The euro dollar exchange rate is 0.27 pct in the red at 1.2272.

The euro pound exchange rate is 0.05 pct lower at 0.7866.

Markets have kicked-off today's session in the red suggesting a cautious approach by investors which inevitably translates into a euro sell-off.


China is behind today's sell-off. The Asian giant reported exports in July rose 1 pct compared with the same month last year.

Consensus forecasts were for a rise of 5 pct so that’s quite the shortfall. Import growth was 4.7 pct - also missing forecasts - down from 6.3% in June.

The trade surplus with the European Union - China’s biggest trading partner - also reflected sluggish demand as it narrowed by 40 pct to $10.8bn (£6.9bn). New loans are also at a ten-month low.

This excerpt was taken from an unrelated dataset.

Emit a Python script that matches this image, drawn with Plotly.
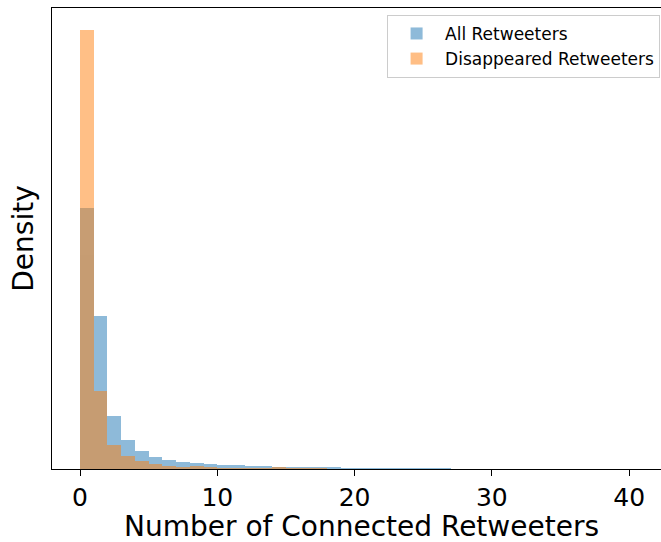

XiaoBo, economist at Huarong Securities in Beijing, said the required reserve ratio - minimum cash piles for banks - might have to be cut to help stimulate economic growth.

"We think the central bank should move as quickly as possible to stabilise the economy. I expect there will be at least one more RRR cut and interest rate cut this quarter."

Alistair Thornton at IHS Global Insight in Beijing, added:

"This complicates the prospects for an imminent recovery. With the export sector losing speed faster than expected, the government's current investment stimulus plan looks woefully inadequate."

Meanwhile, Norway's $600bn (£384.6bn) sovereign wealth fund is shying away from eurozone government debt and increasing its exposure to emerging markets and the US, it has announced this morning. The fund is a product of Norway's oil boom and has already sold all of its holdings of Irish and Portuguese state bonds.

In its latest quarterly report, the fund said it had bought more Japanese, US and emerging market bonds, while selling down French, British and Spanish government debt.

Elsewhere, ECB's Noyer comments that the markets should not doubt the ECB's determination and capacity to act within the terms of its mandate.

He said the ECB must be ready to act quickly and should prioritise the short-term bond market.

Further, he said intervention must be of sufficient size to have a strong impact on the market.

Greece’s Deputy Finance Minister Staikouras commented that the government would present its budget plan - to reduce deficits by EUR11.5 bn - to the EU by September 14 and hoped that the next tranche of bailout funds would come “right after” a positive review by the Troika. Reuters reported that a bulk of the savings will come from salary, benefits and pension cuts and by reviving the ‘labour reserve plan’ that includes laying off 40K public servants.

In its August monthly report, the ECB expected inflation to further decline in 2012 and remain below 2.0% in 2013.